_Dataset records_
-- Begin --
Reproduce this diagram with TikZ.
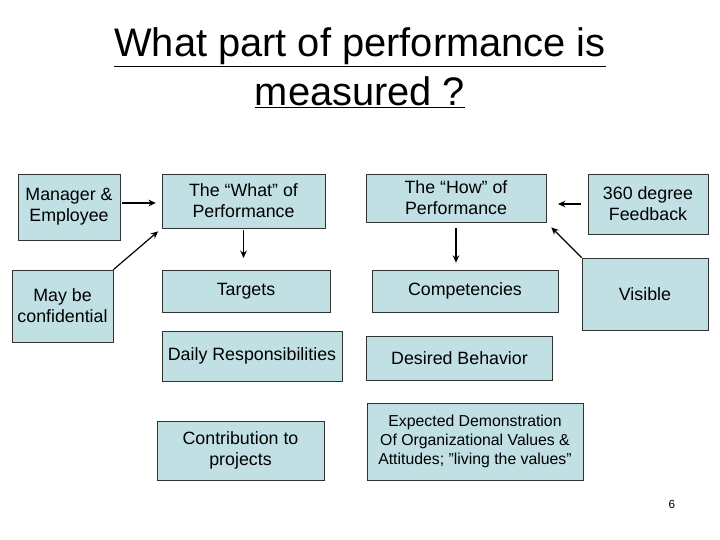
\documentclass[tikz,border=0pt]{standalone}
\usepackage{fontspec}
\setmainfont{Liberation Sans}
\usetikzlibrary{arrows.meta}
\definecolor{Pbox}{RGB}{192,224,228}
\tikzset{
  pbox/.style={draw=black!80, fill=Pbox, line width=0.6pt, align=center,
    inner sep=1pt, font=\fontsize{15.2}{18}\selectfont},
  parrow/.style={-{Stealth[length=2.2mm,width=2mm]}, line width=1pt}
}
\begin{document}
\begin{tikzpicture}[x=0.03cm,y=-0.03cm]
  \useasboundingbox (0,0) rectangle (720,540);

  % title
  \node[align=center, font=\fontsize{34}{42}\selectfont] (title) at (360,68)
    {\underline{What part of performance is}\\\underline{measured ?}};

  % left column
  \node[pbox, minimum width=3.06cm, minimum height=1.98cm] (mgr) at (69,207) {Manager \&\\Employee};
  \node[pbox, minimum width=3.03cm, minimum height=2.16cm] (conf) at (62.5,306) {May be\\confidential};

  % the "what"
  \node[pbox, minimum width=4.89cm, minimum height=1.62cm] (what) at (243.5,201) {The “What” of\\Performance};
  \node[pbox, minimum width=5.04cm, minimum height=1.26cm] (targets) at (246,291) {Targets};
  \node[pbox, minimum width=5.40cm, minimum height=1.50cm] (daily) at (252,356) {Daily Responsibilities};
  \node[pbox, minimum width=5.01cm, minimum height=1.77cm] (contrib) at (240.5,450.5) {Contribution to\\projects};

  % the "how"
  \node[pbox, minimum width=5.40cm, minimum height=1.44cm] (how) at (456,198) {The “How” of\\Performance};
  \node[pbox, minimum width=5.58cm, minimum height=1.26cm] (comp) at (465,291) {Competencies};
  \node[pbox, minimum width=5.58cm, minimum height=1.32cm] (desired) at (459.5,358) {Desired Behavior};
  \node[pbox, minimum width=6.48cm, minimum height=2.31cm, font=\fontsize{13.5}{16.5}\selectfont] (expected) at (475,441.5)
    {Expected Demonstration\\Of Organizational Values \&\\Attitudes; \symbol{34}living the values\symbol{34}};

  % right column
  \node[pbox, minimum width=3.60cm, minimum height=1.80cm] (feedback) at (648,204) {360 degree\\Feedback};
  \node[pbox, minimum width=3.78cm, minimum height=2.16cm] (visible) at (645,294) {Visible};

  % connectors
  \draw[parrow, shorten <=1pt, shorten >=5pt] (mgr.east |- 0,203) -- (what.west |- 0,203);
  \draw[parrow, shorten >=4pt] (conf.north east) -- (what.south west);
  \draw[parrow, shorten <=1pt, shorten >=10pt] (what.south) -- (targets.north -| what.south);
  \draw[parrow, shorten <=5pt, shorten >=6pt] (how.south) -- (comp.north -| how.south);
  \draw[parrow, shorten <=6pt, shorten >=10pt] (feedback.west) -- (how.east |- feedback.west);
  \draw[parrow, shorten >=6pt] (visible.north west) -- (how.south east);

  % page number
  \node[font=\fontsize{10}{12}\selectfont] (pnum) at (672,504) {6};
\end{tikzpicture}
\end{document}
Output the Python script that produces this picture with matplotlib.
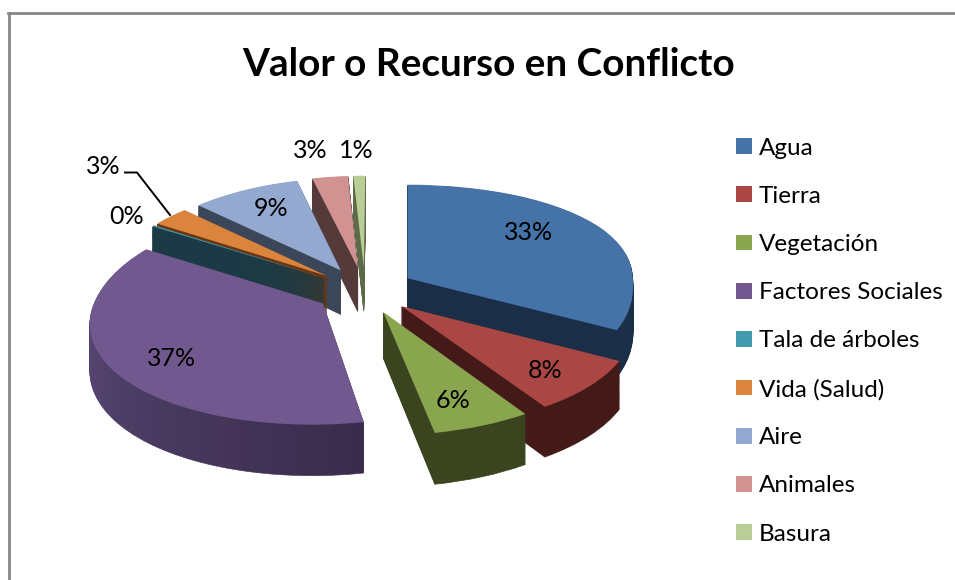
-- End --
_Goal of the exercise_
Your task is to reproduce exactly the lines from the start of the data above through the line containing "minimum width=3.03cm, minimum", leaving every picture out.

_Final result_
Reproduce this diagram with TikZ.
\documentclass[tikz,border=0pt]{standalone}
\usepackage{fontspec}
\setmainfont{Liberation Sans}
\usetikzlibrary{arrows.meta}
\definecolor{Pbox}{RGB}{192,224,228}
\tikzset{
  pbox/.style={draw=black!80, fill=Pbox, line width=0.6pt, align=center,
    inner sep=1pt, font=\fontsize{15.2}{18}\selectfont},
  parrow/.style={-{Stealth[length=2.2mm,width=2mm]}, line width=1pt}
}
\begin{document}
\begin{tikzpicture}[x=0.03cm,y=-0.03cm]
  \useasboundingbox (0,0) rectangle (720,540);

  % title
  \node[align=center, font=\fontsize{34}{42}\selectfont] (title) at (360,68)
    {\underline{What part of performance is}\\\underline{measured ?}};

  % left column
  \node[pbox, minimum width=3.06cm, minimum height=1.98cm] (mgr) at (69,207) {Manager \&\\Employee};
  \node[pbox, minimum width=3.03cm, minimum height=2.16cm] (conf) at (62.5,306) {May be\\confidential};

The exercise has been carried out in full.